By Brodie Farquhar, 1-16-07
A major environmental/politics story surfaced last week in the British press, with the
Guardian reporting that George Bush is considering a “Nixon goes to China”
policy shift on global warming.
The
Guardian attributes the story to senior Downing Street officials, who say Bush is preparing to make a major shift in his position on global warming when he makes his State of the Union speech later this month.
“Nixon goes to China” refers to President Richard Nixon’s 1972 surprise move to visit Red China and open a real dialogue with what the Republican playbook had long referred to as “the Red menace.” What Nixon actually sought was to drive a wedge between the Soviet Union and Red China, once perceived as a Red monolith.
Nixon, who earned his political stripes as a notorious Redbaiter, was widely viewed as the only politician who could have reached out to Red China, because he had such solid, conservative credentials in
opposing communism. No Democrat could have done so, said conventional political wisdom, because it would have been seen as some sort of appeasement by weak-on-Reds politicians. Since then, the phrase “Nixon goes to China” has emerged as a political shorthand for a political leader doing something historically significant and surprising, given his traditional political stance.
An oilman himself (
albeit a spectacularly unsuccessful oilman), Bush has long followed the Big Oil mantra of either doubting global warming exists, or if it does exist, saying the U.S. can do nothing about it, because it would be too damaging to the economy.
The Guardian reports that “Tony Blair hopes that the new stance by the United States will lead to a breakthrough in international talks on climate change and that the outlines of a successor treaty to the Kyoto agreement, the deal to curb emissions of greenhouse gases which expires in 2012, could now be thrashed out at the G8 summit in June.”
In the wake of devastating mid-term elections which cost the Republicans control of the House and Senate, Bush may be seeking to re-position his administration on environmental issues, to provide some political cover for his last-gasp Iraq plan, in which he’ll thrown another 21,000 soldiers into the fray.
The Bush administration may have given an early signal of this policy shift when the Interior Department agreed to
list the polar bear in Alaska, as an endangered species, because of melting polar ice, caused by global warming.
A Washington Post
columnist has picked up on the rumor as well. Sebastian Mallaby tested this rumor (which has been pooh-poohed by an unnamed administration official) by asking James Connaughton, the head of the Council on Environmental Quality at the White House, what he thought of a carbon tax-and-trade system or a carbon tax? Connaughton appeared open to those concepts, reports Mallaby.

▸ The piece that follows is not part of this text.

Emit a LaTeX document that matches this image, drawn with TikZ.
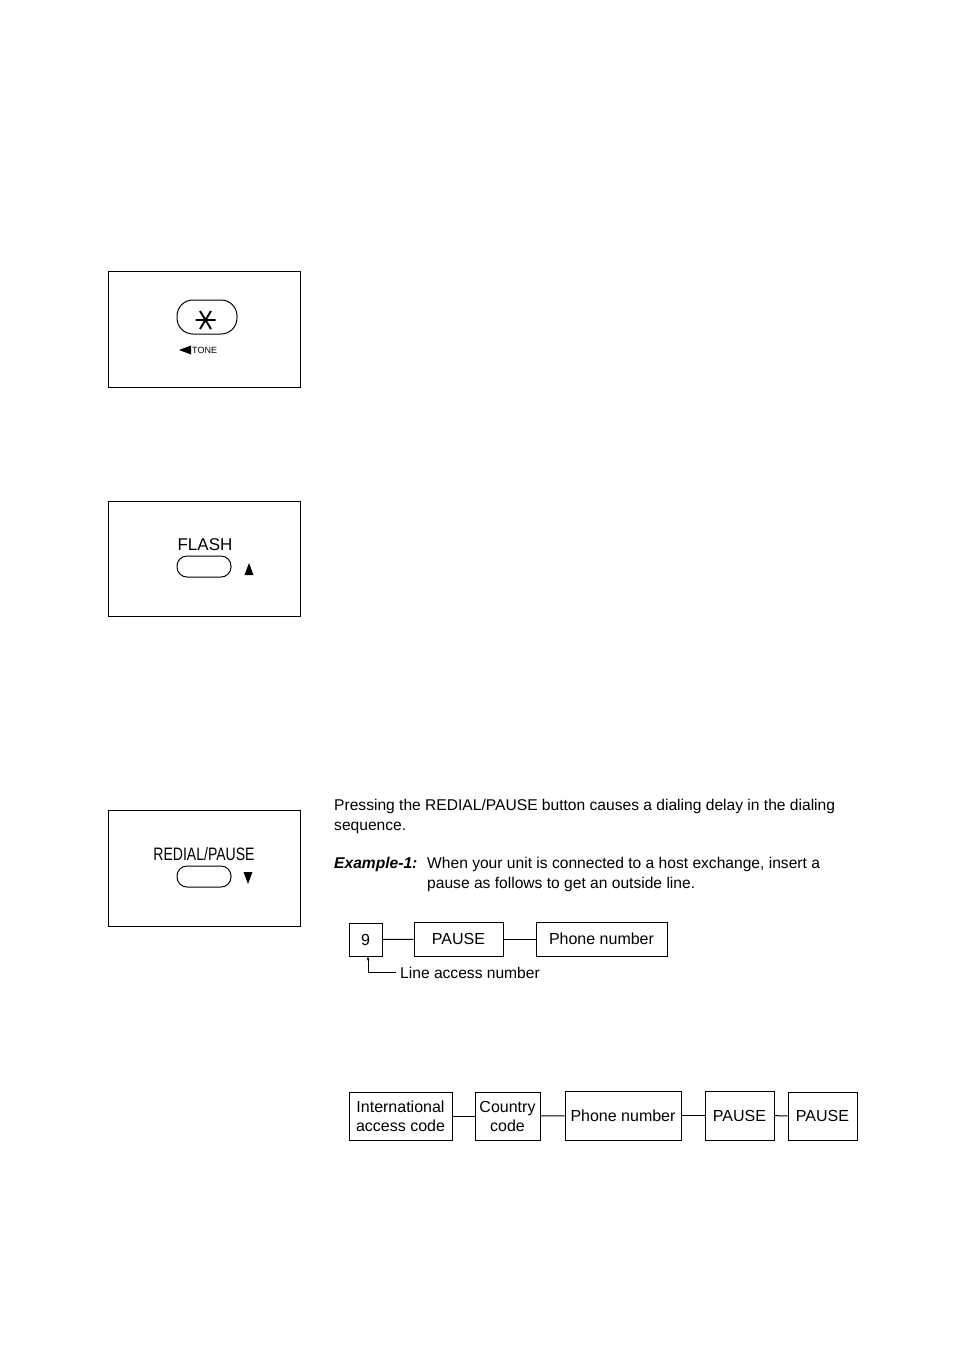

More significantly, Exxon appears to be
distancing itself from the global warming skeptics the company has bought and paid for with
grants to conservative think tanks. Just like Bush, ExxonMobile has looked at the new, Democratic Congress, and figured it might be time to change the game plan and cut the best deal they can, for the sake of Bush's tattered legacy and Big Oil's bottom line.
The New York Times had a "
connect the dots" piece on global warming on Sunday -- a nice summary of where the scientific understanding is right now on global warming and man's hand in the issue.
Will it convince everyone? Nahaaa, not with conservatives making ever more convoluted arguements against taking action, even pleaing that such action would
hurt the poor. (As if conservatives ever had any concern for the poor than the simplistic mantra of bootstraps.)
So, the question remains: will Bush pull a "Nixon goes to China" card in his State of the Union address?
Place your bets.
[End of article]
This would be a great time to do that, while we are caught in a deep freeze from one side of the country to the other. Poor President Bush, his timing is lousy. By the time he gets things turned aorund, we'll be back to fighting global cooling again.